The reason for the cost ineffectiveness of such solutions are the a) increases of the power consumption of the hub and terminal equipment and b) requires a multitude of spectrum resources that usually come at a high price for the operator. Additionally, in areas with low data traffic (rural), the benefits of carrier aggregation may be less significant. The advantages are more pronounced in high-density areas with a high demand for data services. The adoption of network design techniques used for mobile networks, also creates an undue burden to the economics of FWA networks. For example, the range of a 5G FWA network would normally shrink with increasing subscriber density, requiring more hub sites to be created in order to address a particular service area.
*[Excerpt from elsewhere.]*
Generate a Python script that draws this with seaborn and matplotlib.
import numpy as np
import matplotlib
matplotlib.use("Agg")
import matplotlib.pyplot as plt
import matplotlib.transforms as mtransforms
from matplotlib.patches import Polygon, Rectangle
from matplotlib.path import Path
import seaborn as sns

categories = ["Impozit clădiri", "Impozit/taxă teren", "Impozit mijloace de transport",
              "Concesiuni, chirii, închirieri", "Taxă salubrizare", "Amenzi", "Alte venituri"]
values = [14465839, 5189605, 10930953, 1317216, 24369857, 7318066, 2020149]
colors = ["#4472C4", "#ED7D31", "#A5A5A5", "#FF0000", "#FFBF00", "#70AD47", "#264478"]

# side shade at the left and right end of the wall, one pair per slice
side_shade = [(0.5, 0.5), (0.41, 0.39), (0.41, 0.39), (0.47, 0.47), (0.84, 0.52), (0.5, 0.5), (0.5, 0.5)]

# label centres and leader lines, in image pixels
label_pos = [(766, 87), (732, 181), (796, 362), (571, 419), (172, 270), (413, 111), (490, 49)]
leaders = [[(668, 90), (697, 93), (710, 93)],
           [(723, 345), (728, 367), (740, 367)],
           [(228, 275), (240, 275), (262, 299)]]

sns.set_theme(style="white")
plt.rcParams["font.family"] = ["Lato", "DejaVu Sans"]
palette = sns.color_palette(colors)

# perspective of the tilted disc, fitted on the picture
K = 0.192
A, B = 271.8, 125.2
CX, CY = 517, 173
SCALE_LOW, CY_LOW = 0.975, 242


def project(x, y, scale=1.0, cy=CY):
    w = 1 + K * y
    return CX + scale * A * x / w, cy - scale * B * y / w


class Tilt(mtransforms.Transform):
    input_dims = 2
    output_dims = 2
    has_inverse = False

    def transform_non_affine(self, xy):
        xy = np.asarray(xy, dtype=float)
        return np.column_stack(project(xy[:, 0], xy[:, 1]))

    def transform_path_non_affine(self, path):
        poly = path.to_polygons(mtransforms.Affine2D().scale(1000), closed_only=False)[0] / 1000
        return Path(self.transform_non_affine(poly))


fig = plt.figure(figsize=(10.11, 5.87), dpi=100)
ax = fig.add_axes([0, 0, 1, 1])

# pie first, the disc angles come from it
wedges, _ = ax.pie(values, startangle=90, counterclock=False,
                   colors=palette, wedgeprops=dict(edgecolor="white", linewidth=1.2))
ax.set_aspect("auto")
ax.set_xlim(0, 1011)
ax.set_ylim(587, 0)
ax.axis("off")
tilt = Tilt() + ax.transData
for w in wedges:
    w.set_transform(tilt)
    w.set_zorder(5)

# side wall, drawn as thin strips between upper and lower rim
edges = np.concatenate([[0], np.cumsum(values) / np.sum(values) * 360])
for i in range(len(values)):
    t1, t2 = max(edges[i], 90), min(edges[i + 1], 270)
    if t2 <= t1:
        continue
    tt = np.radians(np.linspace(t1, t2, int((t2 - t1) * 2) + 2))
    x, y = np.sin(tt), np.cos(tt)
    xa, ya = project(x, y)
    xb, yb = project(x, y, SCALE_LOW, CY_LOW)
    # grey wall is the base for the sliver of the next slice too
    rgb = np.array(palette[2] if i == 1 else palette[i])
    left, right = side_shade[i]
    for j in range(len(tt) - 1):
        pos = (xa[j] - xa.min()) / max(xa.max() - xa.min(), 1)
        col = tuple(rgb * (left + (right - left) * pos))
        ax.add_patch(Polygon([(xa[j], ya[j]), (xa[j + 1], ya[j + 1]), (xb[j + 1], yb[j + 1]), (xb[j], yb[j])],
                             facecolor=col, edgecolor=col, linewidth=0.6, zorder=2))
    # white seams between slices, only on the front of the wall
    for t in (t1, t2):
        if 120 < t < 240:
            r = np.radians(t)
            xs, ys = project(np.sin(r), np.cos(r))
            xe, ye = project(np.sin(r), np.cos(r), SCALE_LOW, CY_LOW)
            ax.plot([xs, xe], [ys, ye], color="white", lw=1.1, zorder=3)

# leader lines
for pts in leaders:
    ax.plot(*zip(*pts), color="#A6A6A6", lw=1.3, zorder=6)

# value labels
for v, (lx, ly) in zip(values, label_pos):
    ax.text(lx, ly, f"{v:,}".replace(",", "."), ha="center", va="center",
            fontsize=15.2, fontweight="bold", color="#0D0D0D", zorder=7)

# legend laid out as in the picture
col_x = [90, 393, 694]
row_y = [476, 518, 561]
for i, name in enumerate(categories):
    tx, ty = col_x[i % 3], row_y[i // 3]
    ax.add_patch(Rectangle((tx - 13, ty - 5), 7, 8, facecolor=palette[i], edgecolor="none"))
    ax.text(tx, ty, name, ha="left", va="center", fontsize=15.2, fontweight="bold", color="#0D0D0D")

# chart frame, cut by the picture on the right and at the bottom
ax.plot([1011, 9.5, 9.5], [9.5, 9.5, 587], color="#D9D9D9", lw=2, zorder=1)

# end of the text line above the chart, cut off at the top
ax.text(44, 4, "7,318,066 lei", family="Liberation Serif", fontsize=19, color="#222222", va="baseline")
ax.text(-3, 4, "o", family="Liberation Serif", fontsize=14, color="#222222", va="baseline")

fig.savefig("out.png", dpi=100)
The purpose built WiBAS™ G5 FWA system minimizes the need for vast spectrum resources and at the same time maximizes the end user connection speeds even at long ranges which is the main requirement for Gigabit services in rural areas. Moreover, the low power consumption of the Intracom Telecom Base Station radios in combination with the high subscriber density (960 users per 4-sector cell) and long-range connections, constitute the solution environmentally friendly and GREEN when compared with its 3GPP based counterparts which require higher amounts of energy to cover similar service areas (more Base Stations). By reducing power consumption, the industry can significantly decrease its carbon footprint and help mitigate the impact of climate change paving the way for sustainable digital infrastructures. In addition to minimizing the overall energy footprint of the FWA deployments, there is also a strong economic component, which mainly concerns carriers and their Total Cost of Ownership (TCO) when building and operating their networks.
The utilization of millimeter-wave spectrum, particularly in the 26.5-29.5 GHz bands, presents a promising solution through Fixed Wireless Access (FWA) systems. Both Frequency Division Duplex (FDD) and Time Division Duplex (TDD) systems offer distinct advantages in stability, reliability, and spectrum efficiency, strengthened further by advanced antenna technologies like phased array antennas and beamforming. Intracom Telecom's purpose-built PtMP solutions demonstrate remarkable potential in achieving Gigabit connectivity over long distances, with minimal spectrum usage and minimal carbon footprint.
By optimizing power consumption, enhancing spectral efficiency, and reducing network complexity, these solutions align with the imperative need for sustainable digital infrastructures while meeting the pressing demands for bridging the digital divide in rural areas. Ultimately, the convergence of innovative technologies and strategic deployment strategies will be instrumental in realizing the vision of Gigabit for all, ensuring equitable access to ultra-fast internet services across diverse landscapes.